Regular gamblers were more than six times more likely to bet online during the pandemic compared to before the health crisis, according to new research.

The study found regular male gamblers were particularly prone to gambling more often online during lockdown in the UK, compared to their previously reported betting habits.

Although overall men and women gambled less frequently during lockdown, partly due to betting shops being closed, some forms of gambling increased.

Usage of online gambling, including poker, bingo and casino games, grew six-fold among regular gamblers.

Respondents who gambled occasionally were still found to be more than twice as likely than before to gamble online.

Those who struggled financially before the pandemic were more likely to report gambling during lockdown.

Lead author Professor Alan Emond, of the University of Bristol, said: “This study provides unique real-time insights into how people’s attitudes and gambling behaviour changed during lockdown, when everyone was stuck inside and unable to participate in most social activities.
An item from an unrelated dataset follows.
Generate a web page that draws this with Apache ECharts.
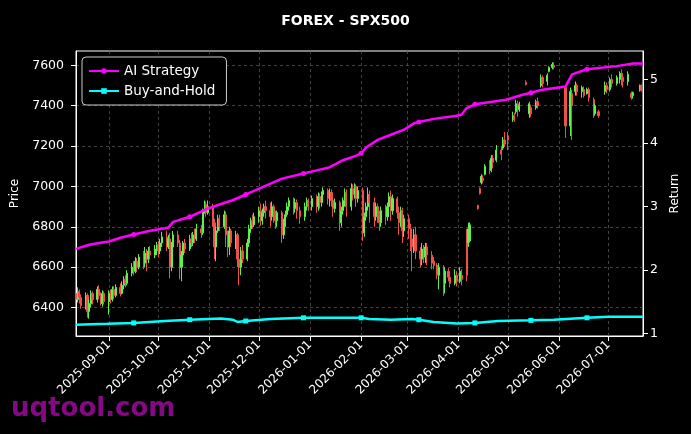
<!DOCTYPE html>
<html><head><meta charset="utf-8">
<script src="https://cdn.jsdelivr.net/npm/echarts@6/dist/echarts.min.js"></script>
<style>html,body{margin:0;padding:0;background:#000;}#c{width:691px;height:434px;}</style>
</head><body><div id="c"></div>
<script>
// [day, open, close, low, high]
const candlesAug25 = [
[12,6470,6440,6430,6495],[13,6440,6480,6425,6500],[14,6480,6450,6420,6490],[15,6450,6410,6395,6465],
[18,6410,6460,6390,6475],[19,6460,6380,6350,6470],[20,6380,6420,6345,6440],[21,6420,6470,6400,6485],[22,6470,6440,6415,6480],
[25,6440,6490,6425,6505],[26,6490,6460,6440,6510],[27,6460,6420,6410,6475],[28,6420,6470,6405,6485],[29,6470,6430,6415,6480]];
const candlesSep25 = [
[1,6430,6470,6365,6485],[2,6470,6440,6420,6490],[3,6440,6490,6430,6505],[4,6490,6460,6440,6505],[5,6460,6500,6450,6515],
[8,6500,6470,6455,6520],[9,6470,6510,6465,6530],[10,6510,6540,6490,6555],[11,6540,6520,6500,6560],[12,6520,6570,6510,6585],
[15,6570,6600,6555,6620],[16,6600,6580,6560,6630],[17,6580,6630,6570,6650],[18,6630,6600,6575,6645],[19,6600,6650,6590,6665],
[22,6650,6620,6590,6680],[23,6620,6670,6600,6700],[24,6670,6640,6580,6690],[25,6640,6680,6620,6700],[26,6680,6660,6640,6705],
[29,6660,6690,6645,6710],[30,6690,6710,6660,6725]];
const candlesOct25 = [
[1,6710,6680,6650,6730],[2,6680,6720,6665,6740],[3,6720,6750,6700,6775],
[6,6750,6700,6680,6780],[7,6700,6740,6690,6760],[8,6740,6600,6545,6770],[9,6600,6700,6580,6725],[10,6700,6760,6690,6780],
[13,6760,6720,6700,6780],[14,6720,6600,6540,6735],[15,6600,6660,6530,6680],[16,6660,6720,6640,6730],[17,6720,6690,6670,6740],
[20,6690,6740,6680,6760],[21,6740,6720,6700,6770],[22,6720,6760,6705,6775],[23,6760,6740,6720,6790],[24,6740,6790,6730,6815],
[27,6790,6770,6745,6810],[28,6770,6880,6760,6890],[29,6880,6910,6865,6930],[30,6910,6870,6850,6925],[31,6870,6900,6860,6930]];
const candlesNov25 = [
[3,6900,6820,6800,6915],[4,6820,6700,6640,6840],[5,6700,6780,6630,6800],[6,6780,6840,6770,6860],[7,6840,6800,6780,6860],
[10,6800,6860,6790,6880],[11,6860,6760,6700,6875],[12,6760,6700,6650,6780],[13,6700,6780,6660,6800],[14,6780,6720,6700,6790],
[17,6720,6760,6690,6780],[18,6760,6640,6600,6770],[19,6640,6600,6510,6660],[20,6600,6680,6560,6700],[21,6680,6640,6620,6710],
[24,6640,6720,6630,6740],[25,6720,6790,6700,6810],[26,6790,6830,6770,6845],[27,6830,6810,6790,6860],[28,6810,6850,6800,6870]];
const candlesDec25 = [
[1,6850,6880,6820,6900],[2,6880,6830,6805,6915],[3,6830,6870,6810,6890],[4,6870,6900,6850,6915],[5,6900,6880,6840,6930],
[8,6880,6850,6800,6920],[9,6850,6900,6830,6925],[10,6900,6860,6820,6910],[11,6860,6830,6790,6880],[12,6830,6870,6800,6880],
[15,6870,6760,6720,6880],[16,6760,6820,6740,6840],[17,6820,6860,6800,6880],[18,6860,6900,6850,6920],[19,6900,6930,6880,6945],
[22,6930,6890,6860,6945],[23,6890,6920,6870,6940],[24,6920,6880,6840,6935],[26,6880,6850,6815,6900],
[29,6850,6900,6830,6920],[30,6900,6930,6880,6945],[31,6930,6900,6880,6940]];
const candlesJan26 = [
[2,6900,6940,6880,6955],[5,6940,6900,6870,6960],[6,6900,6950,6880,6970],[7,6950,6920,6890,6965],[8,6920,6960,6900,6975],[9,6960,6980,6930,6995],
[12,6980,6940,6910,6990],[13,6940,6970,6900,6990],[14,6970,6930,6900,6985],[15,6930,6890,6850,6945],[16,6890,6920,6870,6940],
[19,6920,6820,6780,6930],[20,6820,6880,6800,6900],[21,6880,6930,6860,6945],[22,6930,6970,6900,6990],[23,6970,6900,6850,6985],
[26,6900,6990,6880,7015],[27,6990,6960,6930,7010],[28,6960,7000,6940,7015],[29,7000,6940,6900,7010],[30,6940,6980,6920,7000]];
const candlesFeb26 = [
[2,6980,6770,6730,6995],[3,6770,6850,6750,6870],[4,6850,6900,6830,6920],[5,6900,6960,6880,6995],[6,6960,6920,6820,6980],
[9,6920,6850,6800,6945],[10,6850,6900,6830,6920],[11,6900,6860,6820,6915],[12,6860,6820,6780,6880],[13,6820,6880,6800,6900],
[16,6880,6850,6810,6910],[17,6850,6900,6830,6920],[18,6900,6950,6880,6970],[19,6950,6880,6830,6980],[20,6880,6940,6860,6960],
[23,6940,6870,6840,6950],[24,6870,6820,6760,6900],[25,6820,6880,6800,6900],[26,6880,6780,6720,6895],[27,6780,6840,6750,6860]];
const candlesMar26 = [
[2,6840,6790,6740,6860],[3,6790,6740,6680,6815],[4,6740,6700,6580,6760],[5,6700,6760,6670,6790],[6,6760,6680,6640,6800],
[9,6680,6640,6600,6700],[10,6640,6690,6610,6720],[11,6690,6650,6620,6710],[12,6650,6700,6620,6720],[13,6700,6660,6610,6720],
[16,6660,6620,6590,6680],[17,6630,6610,6590,6650],[19,6610,6560,6540,6620],[20,6560,6600,6490,6620],
[23,6600,6520,6458,6610],[24,6520,6580,6470,6600],[26,6580,6550,6530,6595],[27,6550,6520,6500,6570],
[30,6520,6560,6510,6590],[31,6560,6530,6505,6580]];
const candlesApr26 = [
[2,6530,6580,6520,6600],[3,6560,6540,6510,6590],[6,6770,6560,6530,6790],[7,6720,6790,6700,6820],[8,6730,6810,6722,6822],
[13,6905,6890,6885,6910],[14,6990,6965,6960,6995],[15,7020,7050,7010,7060],[16,7040,7030,7015,7055],[17,7060,7100,7055,7110],
[20,7100,7080,7060,7130],[21,7080,7140,7070,7155],[22,7140,7120,7090,7155],[24,7130,7180,7120,7205],
[27,7180,7160,7130,7200],[28,7190,7230,7180,7245],[29,7230,7210,7195,7270]];
const candlesMay26 = [
[1,7250,7230,7180,7270],[4,7330,7350,7320,7370],[5,7350,7330,7320,7365],[6,7370,7410,7360,7430],[7,7410,7380,7345,7425],[8,7380,7400,7370,7420],
[12,7515,7505,7500,7525],[14,7360,7410,7340,7420],[15,7390,7360,7345,7405],[18,7390,7420,7380,7430],[19,7420,7400,7385,7440],
[21,7500,7540,7490,7555],[22,7540,7510,7490,7550],[25,7520,7550,7500,7560],[26,7570,7590,7565,7595],[28,7590,7605,7580,7615],[29,7600,7590,7580,7615]];
const candlesJun26 = [
[5,7490,7300,7240,7500],[8,7300,7470,7250,7490],[9,7460,7400,7230,7480],[11,7470,7500,7450,7520],[12,7500,7470,7450,7510],
[15,7470,7490,7440,7500],[16,7480,7450,7440,7495],[18,7460,7480,7455,7490],[19,7480,7440,7420,7490],
[22,7430,7360,7340,7440],[23,7360,7400,7350,7410],[25,7370,7350,7340,7380],[29,7470,7500,7455,7520],[30,7500,7480,7460,7515]];
const candlesJul26 = [
[2,7480,7530,7470,7540],[3,7530,7510,7490,7555],[6,7510,7540,7500,7550],[8,7530,7560,7510,7570],[9,7560,7540,7500,7580],
[10,7540,7520,7490,7560],[13,7520,7555,7500,7570],[15,7460,7440,7430,7470],[16,7450,7465,7435,7470],[20,7480,7500,7470,7505],[21,7495,7475,7470,7505]];
const candleMonths = [['2025-08',candlesAug25],['2025-09',candlesSep25],['2025-10',candlesOct25],['2025-11',candlesNov25],
['2025-12',candlesDec25],['2026-01',candlesJan26],['2026-02',candlesFeb26],['2026-03',candlesMar26],['2026-04',candlesApr26],
['2026-05',candlesMay26],['2026-06',candlesJun26],['2026-07',candlesJul26]];

const aiDates = ['2025-08-12','2025-08-20','2025-08-27','2025-09-01','2025-09-08','2025-09-16','2025-09-26','2025-10-05','2025-10-07','2025-10-10',
'2025-10-20','2025-10-31','2025-11-08','2025-11-15','2025-11-23','2025-11-29','2025-12-07','2025-12-15','2025-12-28','2026-01-05',
'2026-01-13','2026-01-21','2026-01-30','2026-02-01','2026-02-04','2026-02-11','2026-02-19','2026-02-27','2026-03-05','2026-03-08',
'2026-03-17','2026-03-31','2026-04-03','2026-04-06','2026-04-11','2026-04-30','2026-05-10','2026-05-15','2026-05-22','2026-06-05',
'2026-06-06','2026-06-09','2026-06-18','2026-07-06','2026-07-16','2026-07-22'];
const aiValues = [2.335,2.40,2.43,2.45,2.51,2.56,2.62,2.66,2.67,2.76,
2.84,2.97,3.04,3.10,3.19,3.26,3.35,3.44,3.52,3.57,
3.62,3.73,3.81,3.84,3.93,4.05,4.13,4.21,4.31,4.33,
4.38,4.43,4.45,4.55,4.61,4.68,4.76,4.79,4.84,4.89,
4.90,5.08,5.16,5.21,5.25,5.25];
const bhDates = ['2025-08-12','2025-08-31','2025-09-16','2025-10-05','2025-10-20','2025-11-08','2025-11-15','2025-11-18','2025-11-23','2025-12-08',
'2025-12-28','2026-01-14','2026-02-01','2026-02-06','2026-02-19','2026-03-04','2026-03-08','2026-03-17','2026-03-31','2026-04-11',
'2026-04-25','2026-05-15','2026-05-29','2026-06-18','2026-07-01','2026-07-22'];
const bhValues = [1.14,1.155,1.17,1.20,1.22,1.24,1.22,1.185,1.20,1.23,
1.25,1.25,1.25,1.23,1.22,1.23,1.22,1.185,1.16,1.17,
1.20,1.21,1.22,1.25,1.265,1.265];
const markerDates = ['2025-09-16','2025-10-20','2025-11-23','2025-12-28','2026-02-01','2026-03-08','2026-04-11','2026-05-15','2026-06-18'];

const xTickLabels = ['2025-09-01','2025-10-01','2025-11-01','2025-12-01','2026-01-01','2026-02-01','2026-03-01','2026-04-01','2026-05-01','2026-06-01','2026-07-01'];
const priceTicks = [6400,6600,6800,7000,7200,7400,7600];
const returnTicks = [1,2,3,4,5];

function toTime(s){const p=s.split('-').map(Number);return new Date(p[0],p[1]-1,p[2]).getTime();}
function pad(n){return String(n).padStart(2,'0');}
function fmtDate(v){const d=new Date(v);return d.getFullYear()+'-'+pad(d.getMonth()+1)+'-'+pad(d.getDate());}
const candleData = [];
candleMonths.forEach(function(m){m[1].forEach(function(r){candleData.push([toTime(m[0]+'-'+pad(r[0])),r[1],r[2],r[3],r[4]]);});});
function lineData(dates, vals, sym){return dates.map(function(d,i){return {value:[toTime(d),vals[i]], symbol: markerDates.indexOf(d)>=0?sym:'none'};});}
const xTicks = xTickLabels.map(toTime);

const FONT = 'DejaVu Sans';
const chart = echarts.init(document.getElementById('c'), null, {renderer:'canvas'});
chart.setOption({
  backgroundColor:'#000',
  animation:false,
  textStyle:{fontFamily:FONT},
  title:{text:'FOREX - SPX500',left:'center',top:9,textStyle:{color:'#fff',fontSize:14,fontWeight:'bold',fontFamily:FONT}},
  legend:{data:['AI Strategy','Buy-and-Hold'],orient:'vertical',left:82,top:57,backgroundColor:'#000',borderColor:'#cccccc',borderWidth:1,borderRadius:4,
    padding:[7,11,7,6],itemGap:6,itemWidth:30,itemHeight:7,textStyle:{color:'#fff',fontSize:13.5,fontFamily:FONT}},
  grid:{left:76,right:48,top:51,bottom:98,show:true,borderColor:'#fff',borderWidth:1,backgroundColor:'#000'},
  xAxis:{type:'value',min:toTime('2025-08-12'),max:toTime('2026-07-22'),scale:true,
    axisLine:{lineStyle:{color:'#fff',width:1}},
    axisTick:{customValues:xTicks,length:5,lineStyle:{color:'#fff'}},
    axisLabel:{customValues:xTicks,rotate:45,color:'#fff',fontSize:12,margin:7,fontFamily:FONT,formatter:fmtDate},
    splitLine:{show:true,lineStyle:{color:'#555',type:[3,3],width:0.8}}},
  yAxis:[
    {type:'value',position:'left',min:6259,max:7671,name:'Price',nameLocation:'middle',nameGap:45,
      nameTextStyle:{color:'#fff',fontSize:12,fontFamily:FONT},
      axisLine:{show:true,lineStyle:{color:'#fff'}},
      axisTick:{show:true,customValues:priceTicks,length:5,lineStyle:{color:'#fff'}},
      axisLabel:{customValues:priceTicks,color:'#fff',fontSize:12.5,margin:12,fontFamily:FONT,formatter:function(v){return String(v);}},
      splitLine:{show:true,lineStyle:{color:'#555',type:[3,3],width:0.8}}},
    {type:'value',position:'right',min:0.964,max:5.448,name:'Return',nameLocation:'middle',nameGap:26,
      nameTextStyle:{color:'#fff',fontSize:12,fontFamily:FONT},
      axisLine:{show:true,lineStyle:{color:'#fff'}},
      axisTick:{show:true,customValues:returnTicks,length:5,lineStyle:{color:'#fff'}},
      axisLabel:{customValues:returnTicks,color:'#fff',fontSize:12.5,margin:7,fontFamily:FONT,formatter:function(v){return String(v);}},
      splitLine:{show:false}}
  ],
  graphic:[{type:'text',left:11,top:396,z:0,silent:true,style:{text:'uqtool.com',font:'bold 26px "DejaVu Sans"',fill:'rgba(140,10,140,0.95)'}}],
  series:[
    {type:'candlestick',name:'SPX500',data:candleData,encode:{x:0,y:[1,2,3,4]},barWidth:1.6,
      itemStyle:{color:'#5ef04e',color0:'#f0504a',borderColor:'#5ef04e',borderColor0:'#f0504a',borderWidth:1},z:2},
    {type:'line',name:'AI Strategy',yAxisIndex:1,data:lineData(aiDates,aiValues,'circle'),symbol:'circle',symbolSize:5,showSymbol:true,showAllSymbol:true,
      lineStyle:{color:'#ff00ff',width:2.5},itemStyle:{color:'#ff00ff'},z:4,emphasis:{disabled:true}},
    {type:'line',name:'Buy-and-Hold',yAxisIndex:1,data:lineData(bhDates,bhValues,'rect'),symbol:'rect',symbolSize:5,showSymbol:true,showAllSymbol:true,
      lineStyle:{color:'#00ffff',width:2.5},itemStyle:{color:'#00ffff'},z:4,emphasis:{disabled:true}}
  ]
});
</script></body></html>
“The findings reveal that although many forms of gambling were restricted, a minority of regular gamblers significantly increased their gambling and betting online.

“As with so many repercussions of the pandemic, inequalities have been exacerbated and particularly vulnerable groups were worse affected.”

The comparative research used two online questionnaires during the first lockdown in 2020, which surveyed the same group of adults, aged 28 on average, who had previously been asked similar questions about gambling before the pandemic as part of the Children of the 90s study.

More than 2,600 adults responded and results revealed that during lockdown men were three times more likely than women to gamble more than once a week.

Drinking more than three pints of beer at least once a week was strongly linked to regular gambling among men and women.

These trends are likely to be much greater in reality, as the majority 70of respondents to the surveys in lockdown were women, researchers said.

Professor Emond, a public health expert, said: “The strong link between binge drinking and regular gambling is of particular concern, as they are both addictive behaviours which can have serious health and social consequences.

“With the wider availability of gambling through different online channels, vulnerable groups could get caught in a destructive cycle.

“A public health approach is needed to minimise gambling harms.”

The research builds on other evidence, including the YouGov Covid-19 tracker study, which found regular gamblers turned to new online options during lockdown.

Co-author Professor Agnes Nairn, an online advertising expert at the University of Bristol, added: “The results of this study and trends being reported more widely are quite alarming.

“As gambling habits shift online, vulnerable groups including children and adults who drink heavily may be more easily sucked into these channels.

“The increased prevalence of home working is also an important consideration for future policy making, as the temptation to gamble online, amplified by clever advertising, is always there.

“Children are also falling prey to this advertising, especially for esports, on social media and could get locked into addictive habits from an early age.

“Stricter regulation is needed in this growing field to protect unwitting consumers.”

Claire Murdoch, national mental health director at NHS England, said: “The NHS is stepping up and opening specialist gambling addiction clinics across the country, but industry giants also need to step up and trade responsibly.

“Throughout the pandemic, the NHS has been there to support people during difficulties they have faced during lockdown, and if you are struggling with a gambling addiction or any other mental health problem, the NHS is here to help.”

The study, Gambling by young adults in the UK during Covid-19 lockdown, is published in the Journal of Gambling Studies.